Verse 44 — Presumption defined. The Hebrew verb wayyaʿpîlû, rendered "they presumed," is uniquely emphatic — it conveys reckless, arrogant daring, a charging ahead against all counsel. The ark of the covenant and Moses remain in the camp: the two constitutive signs of Israel's covenantal identity — the divine presence and the prophetic mediator — are absent from the expedition. This is the exact inversion of holy war: the people go, but God does not. In every authentic Israelite battle tradition, it is Yahweh who fights through the people, not the people who fight on Yahweh's behalf without His authorization.
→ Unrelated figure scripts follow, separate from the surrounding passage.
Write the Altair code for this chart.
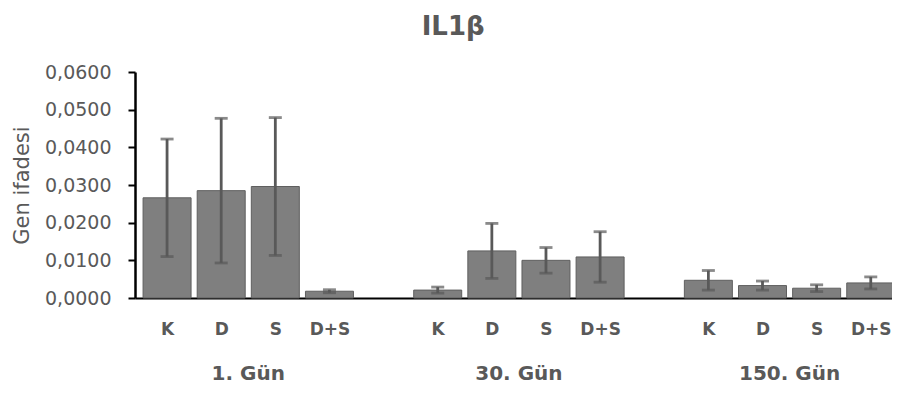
import json
import altair as alt
import pandas as pd

# ---- data ----
groups = ["1. Gün", "30. Gün", "150. Gün"]
categories = ["K", "D", "S", "D+S"]

mean_day1 = [0.0266, 0.0285, 0.0296, 0.0018]
mean_day30 = [0.0021, 0.0125, 0.0100, 0.0109]
mean_day150 = [0.0047, 0.0033, 0.0026, 0.0040]

err_day1 = [0.0156, 0.0192, 0.0183, 0.0004]
err_day30 = [0.0008, 0.0073, 0.0034, 0.0067]
err_day150 = [0.0026, 0.0012, 0.0009, 0.0016]

y_ticks = [0.0, 0.01, 0.02, 0.03, 0.04, 0.05, 0.06]

means = [mean_day1, mean_day30, mean_day150]
errs = [err_day1, err_day30, err_day150]

rows = []
slots_per_group = len(categories) + 1  # one empty category slot between groups
for gi, g in enumerate(groups):
    for ci, c in enumerate(categories):
        rows.append({
            "group": g,
            "cat": c,
            "pos": gi * slots_per_group + ci,
            "mean": means[gi][ci],
            "err": errs[gi][ci],
        })
df = pd.DataFrame(rows)
positions = list(df["pos"])

GREY = "#595959"
FONT = "DejaVu Sans"

x_axis = alt.Axis(
    values=positions,
    labelExpr=json.dumps(categories) + "[datum.value % " + str(slots_per_group) + "]",
    labelFont=FONT, labelFontWeight="bold", labelFontSize=17, labelColor=GREY,
    labelPadding=23, ticks=False, grid=False,
    domainColor="black", domainWidth=2, title=None,
)
x_enc = dict(
    scale=alt.Scale(domain=[-0.5, 13.3], nice=False, zero=False),
    axis=x_axis, title=None,
)

y_axis = alt.Axis(
    values=y_ticks,
    labelExpr="replace(format(datum.value, '.4f'), '.', ',')",
    labelFont=FONT, labelFontSize=19, labelColor=GREY, labelPadding=17,
    tickColor="black", tickWidth=2, tickSize=7,
    domainColor="black", domainWidth=2.5, grid=False,
    title="Gen ifadesi", titleFont=FONT, titleFontSize=21, titleFontWeight="normal",
    titleColor=GREY, titleX=-113, titleY=113, titleBaseline="middle", titleAngle=270,
)
y_scale = alt.Scale(domain=[0, 0.06], nice=False)

base = alt.Chart(df).transform_calculate(
    lo="datum.mean - datum.err", hi="datum.mean + datum.err"
)

bars = base.mark_bar(size=48, color="#7f7f7f", stroke="#5f5f5f", strokeWidth=1).encode(
    x=alt.X("pos:Q", **x_enc),
    y=alt.Y("mean:Q", scale=y_scale, axis=y_axis, title="Gen ifadesi"),
)

rules = base.mark_rule(color=GREY, strokeWidth=2.8).encode(
    x=alt.X("pos:Q", **x_enc),
    y=alt.Y("lo:Q", scale=y_scale, axis=y_axis, title="Gen ifadesi"),
    y2="hi:Q",
)

caps_lo = base.mark_tick(orient="horizontal", size=13, thickness=2.8, color=GREY).encode(
    x=alt.X("pos:Q", **x_enc),
    y=alt.Y("lo:Q", scale=y_scale, axis=y_axis, title="Gen ifadesi"),
)
caps_hi = base.mark_tick(orient="horizontal", size=13, thickness=2.8, color=GREY).encode(
    x=alt.X("pos:Q", **x_enc),
    y=alt.Y("hi:Q", scale=y_scale, axis=y_axis, title="Gen ifadesi"),
)

group_labels = alt.Chart(df).transform_aggregate(
    center="mean(pos)", groupby=["group"]
).mark_text(
    font=FONT, fontWeight="bold", fontSize=20, color=GREY, baseline="alphabetic"
).encode(
    x=alt.X("center:Q", **x_enc),
    y=alt.value(308),
    text="group:N",
)

chart = alt.layer(bars, rules, caps_lo, caps_hi, group_labels).properties(
    width=757,
    height=226,
    autosize=alt.AutoSizeParams(type="none"),
    padding={"left": 127, "top": 64, "right": 0, "bottom": 90},
    title=alt.TitleParams(
        "IL1β", font=FONT, fontWeight="bold", fontSize=26, color=GREY,
        anchor="middle", frame="bounds", offset=23,
    ),
).configure_view(stroke=None)

chart.save("out.html", embed_options={"renderer": "svg", "actions": False})
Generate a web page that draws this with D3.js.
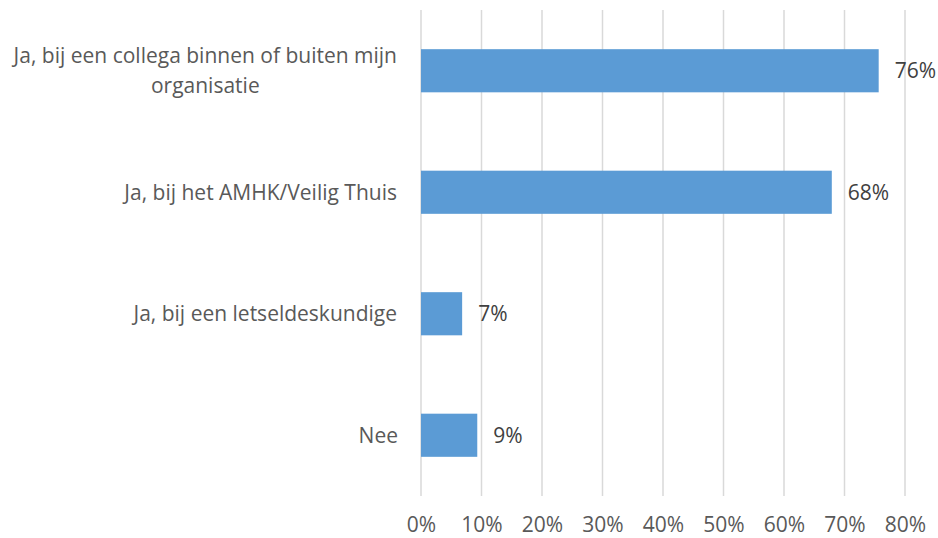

Verse 45 — Hormah: the place of the ban. The defeat "to Hormah" (ḥormâ) carries devastating irony. Ḥerem means "devoted to destruction" — the same term used for the total consecration of enemies to Yahweh in holy war. Israel, who refused to destroy the enemy at God's command, now itself becomes the one destroyed (ḥerem). Hormah will reappear in Num 21:3, where a later, obedient Israel successfully executes the herem against Canaanites — the same location becomes the site of vindication. The geography of defeat thus anticipates the geography of eventual victory, but only under the proper conditions of obedient faith.
Typological and spiritual senses. The Church Fathers read this episode as a type of the soul that attempts spiritual progress through its own energy rather than through grace. St. Origen, in his Homilies on Numbers, notes that the journey to the Promised Land is the soul's journey to God, and that "returning to battle" after disobedience — without genuine conversion and without the sacramental presence of Christ (figured by the Ark) — ends in defeat by the passions (the Amalekites, traditionally read as a figure of carnal temptation). The Ark itself is read by patristic and medieval commentators as a type of Christ's Incarnate presence — to act without the Ark is to act without Christ. St. Thomas Aquinas (ST I-II, q. 113) distinguishes between attrition (sorrow for sin motivated by fear of punishment) and contrition (sorrow motivated by love of God) — the people's mourning in v. 39 bears all the marks of attrition, which is insufficient for genuine conversion of life.